Intuitively, a continuous function is one where small changes of input result in correspondingly small changes of output. Use this tag for questions involving this concept. As there are many mathematical formalizations of continuity, please also use an appropriate subject tag such as (real-analysis) or (general-topology)

Let $(X, d_X)$ and $(Y, d_Y)$ be metric spaces. A map $f : X \to Y$ is said to be continuous at $x_0$ if for every $\varepsilon > 0$, there is $\delta > 0$ such that $d_Y(f(x_0), f(x)) < \delta$ whenever $d_X(x_0, x) < \varepsilon$. A map $f : X \to Y$ is said to be continuous if it is continuous at $x_0$ for all $x_0 \in X$.

Let $(X, \tau_X)$ and $(Y, \tau_Y)$ be topological spaces. A map $f : X \to Y$ is said to be continuous if $U \in \tau_Y$ implies that $f^{-1}(U) \in \tau_X$.

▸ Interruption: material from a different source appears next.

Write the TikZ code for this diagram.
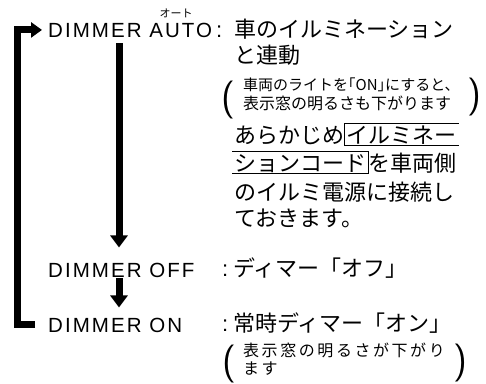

In the case of metric spaces, the metric induces a topology, and the two notions of continuity coincide. Note that multiple metrics can induce the same topology, and that not all topologies are metrizable (can be generated from some metric).

Continuity is a necessary condition for the intermediate value theorem, extreme value theorem, as well as differentiability.